• _TASK TO CARRY OUT_
Retype exactly what runs from the first line of the data to the line with "right=0.979, top=0.963, bottom=0.147)", keeping both of those lines and skipping pictures.

• _RECORDED DATA_
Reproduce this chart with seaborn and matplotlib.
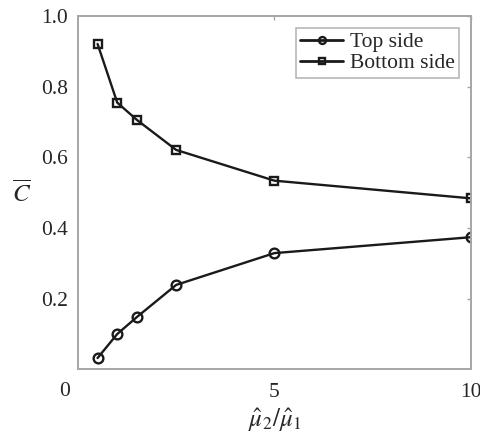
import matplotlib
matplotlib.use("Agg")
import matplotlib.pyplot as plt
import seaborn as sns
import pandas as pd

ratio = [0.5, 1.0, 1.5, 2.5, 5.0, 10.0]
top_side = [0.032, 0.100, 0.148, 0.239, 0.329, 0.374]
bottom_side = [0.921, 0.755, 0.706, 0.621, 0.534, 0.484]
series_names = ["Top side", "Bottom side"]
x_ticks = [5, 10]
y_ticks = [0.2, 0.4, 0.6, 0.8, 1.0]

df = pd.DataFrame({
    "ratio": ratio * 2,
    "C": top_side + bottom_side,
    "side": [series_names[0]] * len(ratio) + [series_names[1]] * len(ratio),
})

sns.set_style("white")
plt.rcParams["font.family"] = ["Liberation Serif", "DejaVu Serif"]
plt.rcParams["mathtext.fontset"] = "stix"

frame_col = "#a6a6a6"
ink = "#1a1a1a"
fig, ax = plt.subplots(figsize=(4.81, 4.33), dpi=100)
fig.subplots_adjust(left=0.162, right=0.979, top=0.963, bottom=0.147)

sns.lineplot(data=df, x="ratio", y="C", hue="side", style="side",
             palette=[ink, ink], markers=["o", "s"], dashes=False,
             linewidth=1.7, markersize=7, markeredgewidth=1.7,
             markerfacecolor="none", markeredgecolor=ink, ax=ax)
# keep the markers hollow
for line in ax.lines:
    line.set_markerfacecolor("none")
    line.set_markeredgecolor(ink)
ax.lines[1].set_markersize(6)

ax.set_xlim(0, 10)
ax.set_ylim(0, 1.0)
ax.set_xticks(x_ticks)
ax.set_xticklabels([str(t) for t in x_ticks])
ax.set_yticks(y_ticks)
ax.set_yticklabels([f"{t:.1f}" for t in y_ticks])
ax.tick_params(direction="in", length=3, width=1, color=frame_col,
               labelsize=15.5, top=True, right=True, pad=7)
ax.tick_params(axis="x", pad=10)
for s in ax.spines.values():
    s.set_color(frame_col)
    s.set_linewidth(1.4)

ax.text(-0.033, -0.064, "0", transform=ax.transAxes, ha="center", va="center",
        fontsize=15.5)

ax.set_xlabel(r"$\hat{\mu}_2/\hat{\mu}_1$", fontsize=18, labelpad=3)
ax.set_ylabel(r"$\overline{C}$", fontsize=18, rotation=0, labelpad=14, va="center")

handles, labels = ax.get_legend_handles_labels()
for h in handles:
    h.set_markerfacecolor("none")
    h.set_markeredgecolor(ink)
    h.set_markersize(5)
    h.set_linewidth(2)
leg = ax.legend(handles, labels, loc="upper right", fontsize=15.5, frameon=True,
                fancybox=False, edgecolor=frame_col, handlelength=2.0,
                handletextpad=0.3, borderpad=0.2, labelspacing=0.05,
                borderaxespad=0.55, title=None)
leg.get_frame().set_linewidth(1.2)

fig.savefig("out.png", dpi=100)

• _RESULT BELOW_
Reproduce this chart with seaborn and matplotlib.
import matplotlib
matplotlib.use("Agg")
import matplotlib.pyplot as plt
import seaborn as sns
import pandas as pd

ratio = [0.5, 1.0, 1.5, 2.5, 5.0, 10.0]
top_side = [0.032, 0.100, 0.148, 0.239, 0.329, 0.374]
bottom_side = [0.921, 0.755, 0.706, 0.621, 0.534, 0.484]
series_names = ["Top side", "Bottom side"]
x_ticks = [5, 10]
y_ticks = [0.2, 0.4, 0.6, 0.8, 1.0]

df = pd.DataFrame({
    "ratio": ratio * 2,
    "C": top_side + bottom_side,
    "side": [series_names[0]] * len(ratio) + [series_names[1]] * len(ratio),
})

sns.set_style("white")
plt.rcParams["font.family"] = ["Liberation Serif", "DejaVu Serif"]
plt.rcParams["mathtext.fontset"] = "stix"

frame_col = "#a6a6a6"
ink = "#1a1a1a"
fig, ax = plt.subplots(figsize=(4.81, 4.33), dpi=100)
fig.subplots_adjust(left=0.162, right=0.979, top=0.963, bottom=0.147)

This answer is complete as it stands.